Título: Da Lei de Reserva ao BNDES
Autor: Caldas, Suely
Fonte: O Estado de São Paulo, 22/04/2007, Economia, p. B2

Em texto que produziu no início dos anos 1990, em que comparava as políticas industriais dos países asiáticos com a do Brasil, o economista Luciano Coutinho, futuro presidente do BNDES, cometeu uma grave falha: em nenhum momento mencionou os altíssimos índices de inflação que, no Brasil, chegaram a 80% ao mês, impedindo indústrias de planejar investimentos de médio e longo prazos. Porque corroía diariamente o valor do dinheiro e impossibilitava o mínimo de previsibilidade futura da economia, a inflação levou à desistência numerosos planos de investimentos industriais no Brasil. Um indicador dessa importância jamais poderia ser ignorado por quem se propõe a analisar o que aconteceu com nossa indústria nesse período.

Poucos anos antes, na década de 1980, Luciano Coutinho deixara um legado amargo para os brasileiros: foi o principal mentor da Lei de Reserva de Mercado na área de informática, que causou enorme atraso tecnológico: enquanto o mundo fabricava computadores cada vez mais modernos, velozes, eficientes e baratos, a indústria nacional produzia versões obsoletas e caríssimas, protegida que era pela proibição da importação prevista na lei. Por alguns anos os brasileiros foram obrigados a comprar máquinas nacionais que não funcionavam e viraram sucata quando a Lei de Reserva foi revogada.

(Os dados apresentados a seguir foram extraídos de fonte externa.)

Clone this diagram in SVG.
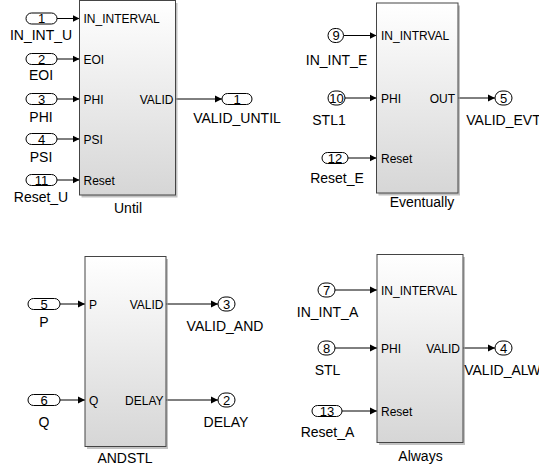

Coisas do passado, de um tempo em que dogmas ideológicos se impunham à realidade econômica, economistas nacionalistas - sobretudo os chamados campineiros (da Universidade de Campinas) - rejeitavam a idéia de ver o Brasil inserido na economia global e tratavam a inflação como um detalhe de menor importância. Hoje é muito diferente. Os brasileiros - os mais pobres, sobretudo - abominam a volta da inflação, a globalização tornou-se irreversível e a realidade derrotou os dogmas. O mundo, o Brasil e Luciano Coutinho mudaram.

É claro que as rixas políticas com o neoliberalismo perduram, a rivalidade com o grupo da PUC-RJ não desapareceu, mas os conflitos são mais civilizados, desapaixonados. Muito diferente dos anos 1990, quando o próprio Luciano Coutinho, ironicamente, se autonomeava um jurássico.

Sempre próximo ao poder nos anos 1970/1980, primeiro como assessor do ex-presidente do PMDB Ulysses Guimarães e depois como secretário-geral do Ministério da Ciência e Tecnologia, Coutinho se viu excluído no governo FHC. No anonimato, começou a estudar as chamadas ¿cadeias produtivas¿, forma que ele considerava moderna para analisar interferências no processo inteiro de transformação industrial de cada setor, da matéria-prima ao produto final. Seu trabalho foi reconhecido pelo governo FHC, quando o ex-ministro do Desenvolvimento Sérgio Amaral a ele confiou uma pesquisa, em que indicasse os setores mais preparados e os que não suportariam a abertura de mercado que viria com o acordo da Alca. De qualidade questionada por especialistas, a pesquisa ficou pronta em 2002, mas não chegou a ser aproveitada no governo FHC, muito menos no governo Lula, que tinha posição clara contrária à Alca.

Nos últimos quatro anos Luciano Coutinho cuidou de sua empresa, a LCA Consultores, hoje com um poderoso portfólio de clientes de primeira grandeza. Nesses quatro anos esteve longe de dogmas ideológicos e aprendeu muito com a realidade e com o pragmatismo de clientes que precisam buscar produtividade, eficiência e lucro. Mas sua visão de política industrial permanece excessivamente setorial, com foco em cada setor industrial estanque, sem se preocupar com a absorção da ¿economia do conhecimento¿ pelas empresas, que as torna mais ou menos ágeis e criativas, independentemente do setor.

Na presidência do BNDES, ele vai evitar falar de juros e câmbio ou vai até se calar. Seria dar murro em ponta de faca. Mas vai brigar para derrubar a política industrial concebida no primeiro mandato de Lula, baseada em projetos de inovação e setores tecnológicos de ponta. E vai introduzir uma visão estratégica de longo prazo, que não existiu na gestão Fiocca. Mas com propostas que têm tudo para conflitar com um velho conhecido, o economista Antonio Barros de Castro, diretor de Planejamento, como ele um estudioso de políticas industriais, mas de uma linha inteiramente oposta.